**WRITTEN PROBLEM**
Print the data that follows exactly.

**INFORMATION PROVIDED**
* * * * *

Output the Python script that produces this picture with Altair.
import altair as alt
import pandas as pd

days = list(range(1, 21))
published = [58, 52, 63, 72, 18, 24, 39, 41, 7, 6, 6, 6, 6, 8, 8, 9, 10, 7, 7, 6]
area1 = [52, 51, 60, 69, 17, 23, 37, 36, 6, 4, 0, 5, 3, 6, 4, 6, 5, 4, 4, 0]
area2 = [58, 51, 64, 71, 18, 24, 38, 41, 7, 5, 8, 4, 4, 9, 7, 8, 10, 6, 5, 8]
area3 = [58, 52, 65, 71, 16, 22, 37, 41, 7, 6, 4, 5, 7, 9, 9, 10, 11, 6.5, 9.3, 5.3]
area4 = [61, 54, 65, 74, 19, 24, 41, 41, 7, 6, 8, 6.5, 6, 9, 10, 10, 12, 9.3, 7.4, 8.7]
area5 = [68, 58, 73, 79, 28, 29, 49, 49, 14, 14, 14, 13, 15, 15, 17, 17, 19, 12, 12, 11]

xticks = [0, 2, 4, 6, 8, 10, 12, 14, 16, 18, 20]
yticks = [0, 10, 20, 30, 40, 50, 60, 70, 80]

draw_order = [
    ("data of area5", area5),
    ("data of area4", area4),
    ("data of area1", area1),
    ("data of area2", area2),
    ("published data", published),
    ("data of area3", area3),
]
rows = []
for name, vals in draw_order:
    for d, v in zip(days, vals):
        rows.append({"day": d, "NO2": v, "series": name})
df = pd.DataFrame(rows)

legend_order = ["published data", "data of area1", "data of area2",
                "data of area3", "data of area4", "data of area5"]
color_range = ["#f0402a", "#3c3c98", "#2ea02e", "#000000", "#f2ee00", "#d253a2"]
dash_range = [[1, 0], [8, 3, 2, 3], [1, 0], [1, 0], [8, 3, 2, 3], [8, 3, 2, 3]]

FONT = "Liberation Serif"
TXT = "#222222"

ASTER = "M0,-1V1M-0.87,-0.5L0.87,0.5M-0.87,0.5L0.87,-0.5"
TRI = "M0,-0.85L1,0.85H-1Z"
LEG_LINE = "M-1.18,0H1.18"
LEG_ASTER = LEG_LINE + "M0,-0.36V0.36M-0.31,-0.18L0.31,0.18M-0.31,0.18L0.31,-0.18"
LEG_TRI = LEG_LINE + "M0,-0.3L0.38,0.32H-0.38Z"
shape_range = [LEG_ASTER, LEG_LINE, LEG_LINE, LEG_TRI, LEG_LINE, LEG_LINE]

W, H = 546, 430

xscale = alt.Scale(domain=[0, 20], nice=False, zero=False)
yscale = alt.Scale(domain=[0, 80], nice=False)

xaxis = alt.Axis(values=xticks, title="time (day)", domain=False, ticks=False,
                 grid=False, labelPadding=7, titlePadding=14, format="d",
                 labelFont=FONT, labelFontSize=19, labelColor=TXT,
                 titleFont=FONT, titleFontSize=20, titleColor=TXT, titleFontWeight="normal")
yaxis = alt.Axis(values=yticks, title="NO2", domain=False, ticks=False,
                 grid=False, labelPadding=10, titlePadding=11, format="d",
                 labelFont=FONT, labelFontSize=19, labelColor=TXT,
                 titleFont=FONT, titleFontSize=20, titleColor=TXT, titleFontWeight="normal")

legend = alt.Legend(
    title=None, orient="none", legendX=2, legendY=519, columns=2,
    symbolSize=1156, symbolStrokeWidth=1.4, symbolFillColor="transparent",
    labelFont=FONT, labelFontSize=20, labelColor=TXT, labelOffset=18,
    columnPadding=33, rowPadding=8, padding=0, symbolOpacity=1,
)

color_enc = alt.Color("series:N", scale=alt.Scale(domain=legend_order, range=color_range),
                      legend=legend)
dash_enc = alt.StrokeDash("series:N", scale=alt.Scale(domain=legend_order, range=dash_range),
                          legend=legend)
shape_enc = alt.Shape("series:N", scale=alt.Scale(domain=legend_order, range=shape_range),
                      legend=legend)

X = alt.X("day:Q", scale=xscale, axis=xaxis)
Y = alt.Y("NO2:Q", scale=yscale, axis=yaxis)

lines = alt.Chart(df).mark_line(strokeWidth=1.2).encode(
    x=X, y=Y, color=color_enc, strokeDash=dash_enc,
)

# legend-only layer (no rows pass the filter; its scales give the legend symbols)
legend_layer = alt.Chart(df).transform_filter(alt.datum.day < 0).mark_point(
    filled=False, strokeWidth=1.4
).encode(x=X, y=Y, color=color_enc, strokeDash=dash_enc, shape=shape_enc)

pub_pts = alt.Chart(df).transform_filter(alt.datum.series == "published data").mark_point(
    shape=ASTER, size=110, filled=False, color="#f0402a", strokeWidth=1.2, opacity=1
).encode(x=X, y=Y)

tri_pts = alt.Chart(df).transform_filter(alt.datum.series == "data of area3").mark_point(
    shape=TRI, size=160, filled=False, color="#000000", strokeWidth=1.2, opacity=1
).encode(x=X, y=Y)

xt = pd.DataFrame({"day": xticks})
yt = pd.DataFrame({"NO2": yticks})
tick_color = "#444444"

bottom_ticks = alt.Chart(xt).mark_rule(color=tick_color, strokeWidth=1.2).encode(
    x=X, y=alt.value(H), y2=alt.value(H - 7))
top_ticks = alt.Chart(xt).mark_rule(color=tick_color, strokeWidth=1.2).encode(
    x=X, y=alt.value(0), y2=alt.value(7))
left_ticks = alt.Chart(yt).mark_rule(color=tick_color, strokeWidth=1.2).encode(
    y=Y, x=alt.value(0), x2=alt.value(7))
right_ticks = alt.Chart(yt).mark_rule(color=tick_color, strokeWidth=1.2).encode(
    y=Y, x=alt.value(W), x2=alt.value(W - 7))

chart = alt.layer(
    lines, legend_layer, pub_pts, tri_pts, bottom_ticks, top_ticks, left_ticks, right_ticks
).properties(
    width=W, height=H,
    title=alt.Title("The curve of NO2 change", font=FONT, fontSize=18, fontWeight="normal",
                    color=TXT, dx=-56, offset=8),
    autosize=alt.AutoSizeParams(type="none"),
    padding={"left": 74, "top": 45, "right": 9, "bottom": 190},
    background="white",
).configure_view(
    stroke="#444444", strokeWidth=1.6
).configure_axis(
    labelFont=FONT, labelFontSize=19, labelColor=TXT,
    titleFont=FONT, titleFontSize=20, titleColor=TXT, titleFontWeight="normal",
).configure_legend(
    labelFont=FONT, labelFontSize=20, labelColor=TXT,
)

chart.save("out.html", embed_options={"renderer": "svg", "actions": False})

* * * * *

**RESULT FOR THIS EXERCISE**
Output the Python script that produces this picture with Altair.
import altair as alt
import pandas as pd

days = list(range(1, 21))
published = [58, 52, 63, 72, 18, 24, 39, 41, 7, 6, 6, 6, 6, 8, 8, 9, 10, 7, 7, 6]
area1 = [52, 51, 60, 69, 17, 23, 37, 36, 6, 4, 0, 5, 3, 6, 4, 6, 5, 4, 4, 0]
area2 = [58, 51, 64, 71, 18, 24, 38, 41, 7, 5, 8, 4, 4, 9, 7, 8, 10, 6, 5, 8]
area3 = [58, 52, 65, 71, 16, 22, 37, 41, 7, 6, 4, 5, 7, 9, 9, 10, 11, 6.5, 9.3, 5.3]
area4 = [61, 54, 65, 74, 19, 24, 41, 41, 7, 6, 8, 6.5, 6, 9, 10, 10, 12, 9.3, 7.4, 8.7]
area5 = [68, 58, 73, 79, 28, 29, 49, 49, 14, 14, 14, 13, 15, 15, 17, 17, 19, 12, 12, 11]

xticks = [0, 2, 4, 6, 8, 10, 12, 14, 16, 18, 20]
yticks = [0, 10, 20, 30, 40, 50, 60, 70, 80]

draw_order = [
    ("data of area5", area5),
    ("data of area4", area4),
    ("data of area1", area1),
    ("data of area2", area2),
    ("published data", published),
    ("data of area3", area3),
]
rows = []
for name, vals in draw_order:
    for d, v in zip(days, vals):
        rows.append({"day": d, "NO2": v, "series": name})
df = pd.DataFrame(rows)

legend_order = ["published data", "data of area1", "data of area2",
                "data of area3", "data of area4", "data of area5"]
color_range = ["#f0402a", "#3c3c98", "#2ea02e", "#000000", "#f2ee00", "#d253a2"]
dash_range = [[1, 0], [8, 3, 2, 3], [1, 0], [1, 0], [8, 3, 2, 3], [8, 3, 2, 3]]

FONT = "Liberation Serif"
TXT = "#222222"

ASTER = "M0,-1V1M-0.87,-0.5L0.87,0.5M-0.87,0.5L0.87,-0.5"
TRI = "M0,-0.85L1,0.85H-1Z"
LEG_LINE = "M-1.18,0H1.18"
LEG_ASTER = LEG_LINE + "M0,-0.36V0.36M-0.31,-0.18L0.31,0.18M-0.31,0.18L0.31,-0.18"
LEG_TRI = LEG_LINE + "M0,-0.3L0.38,0.32H-0.38Z"
shape_range = [LEG_ASTER, LEG_LINE, LEG_LINE, LEG_TRI, LEG_LINE, LEG_LINE]

W, H = 546, 430

xscale = alt.Scale(domain=[0, 20], nice=False, zero=False)
yscale = alt.Scale(domain=[0, 80], nice=False)

xaxis = alt.Axis(values=xticks, title="time (day)", domain=False, ticks=False,
                 grid=False, labelPadding=7, titlePadding=14, format="d",
                 labelFont=FONT, labelFontSize=19, labelColor=TXT,
                 titleFont=FONT, titleFontSize=20, titleColor=TXT, titleFontWeight="normal")
yaxis = alt.Axis(values=yticks, title="NO2", domain=False, ticks=False,
                 grid=False, labelPadding=10, titlePadding=11, format="d",
                 labelFont=FONT, labelFontSize=19, labelColor=TXT,
                 titleFont=FONT, titleFontSize=20, titleColor=TXT, titleFontWeight="normal")

legend = alt.Legend(
    title=None, orient="none", legendX=2, legendY=519, columns=2,
    symbolSize=1156, symbolStrokeWidth=1.4, symbolFillColor="transparent",
    labelFont=FONT, labelFontSize=20, labelColor=TXT, labelOffset=18,
    columnPadding=33, rowPadding=8, padding=0, symbolOpacity=1,
)

color_enc = alt.Color("series:N", scale=alt.Scale(domain=legend_order, range=color_range),
                      legend=legend)
dash_enc = alt.StrokeDash("series:N", scale=alt.Scale(domain=legend_order, range=dash_range),
                          legend=legend)
shape_enc = alt.Shape("series:N", scale=alt.Scale(domain=legend_order, range=shape_range),
                      legend=legend)

X = alt.X("day:Q", scale=xscale, axis=xaxis)
Y = alt.Y("NO2:Q", scale=yscale, axis=yaxis)

lines = alt.Chart(df).mark_line(strokeWidth=1.2).encode(
    x=X, y=Y, color=color_enc, strokeDash=dash_enc,
)

# legend-only layer (no rows pass the filter; its scales give the legend symbols)
legend_layer = alt.Chart(df).transform_filter(alt.datum.day < 0).mark_point(
    filled=False, strokeWidth=1.4
).encode(x=X, y=Y, color=color_enc, strokeDash=dash_enc, shape=shape_enc)

pub_pts = alt.Chart(df).transform_filter(alt.datum.series == "published data").mark_point(
    shape=ASTER, size=110, filled=False, color="#f0402a", strokeWidth=1.2, opacity=1
).encode(x=X, y=Y)

tri_pts = alt.Chart(df).transform_filter(alt.datum.series == "data of area3").mark_point(
    shape=TRI, size=160, filled=False, color="#000000", strokeWidth=1.2, opacity=1
).encode(x=X, y=Y)

xt = pd.DataFrame({"day": xticks})
yt = pd.DataFrame({"NO2": yticks})
tick_color = "#444444"

bottom_ticks = alt.Chart(xt).mark_rule(color=tick_color, strokeWidth=1.2).encode(
    x=X, y=alt.value(H), y2=alt.value(H - 7))
top_ticks = alt.Chart(xt).mark_rule(color=tick_color, strokeWidth=1.2).encode(
    x=X, y=alt.value(0), y2=alt.value(7))
left_ticks = alt.Chart(yt).mark_rule(color=tick_color, strokeWidth=1.2).encode(
    y=Y, x=alt.value(0), x2=alt.value(7))
right_ticks = alt.Chart(yt).mark_rule(color=tick_color, strokeWidth=1.2).encode(
    y=Y, x=alt.value(W), x2=alt.value(W - 7))

chart = alt.layer(
    lines, legend_layer, pub_pts, tri_pts, bottom_ticks, top_ticks, left_ticks, right_ticks
).properties(
    width=W, height=H,
    title=alt.Title("The curve of NO2 change", font=FONT, fontSize=18, fontWeight="normal",
                    color=TXT, dx=-56, offset=8),
    autosize=alt.AutoSizeParams(type="none"),
    padding={"left": 74, "top": 45, "right": 9, "bottom": 190},
    background="white",
).configure_view(
    stroke="#444444", strokeWidth=1.6
).configure_axis(
    labelFont=FONT, labelFontSize=19, labelColor=TXT,
    titleFont=FONT, titleFontSize=20, titleColor=TXT, titleFontWeight="normal",
).configure_legend(
    labelFont=FONT, labelFontSize=20, labelColor=TXT,
)

chart.save("out.html", embed_options={"renderer": "svg", "actions": False})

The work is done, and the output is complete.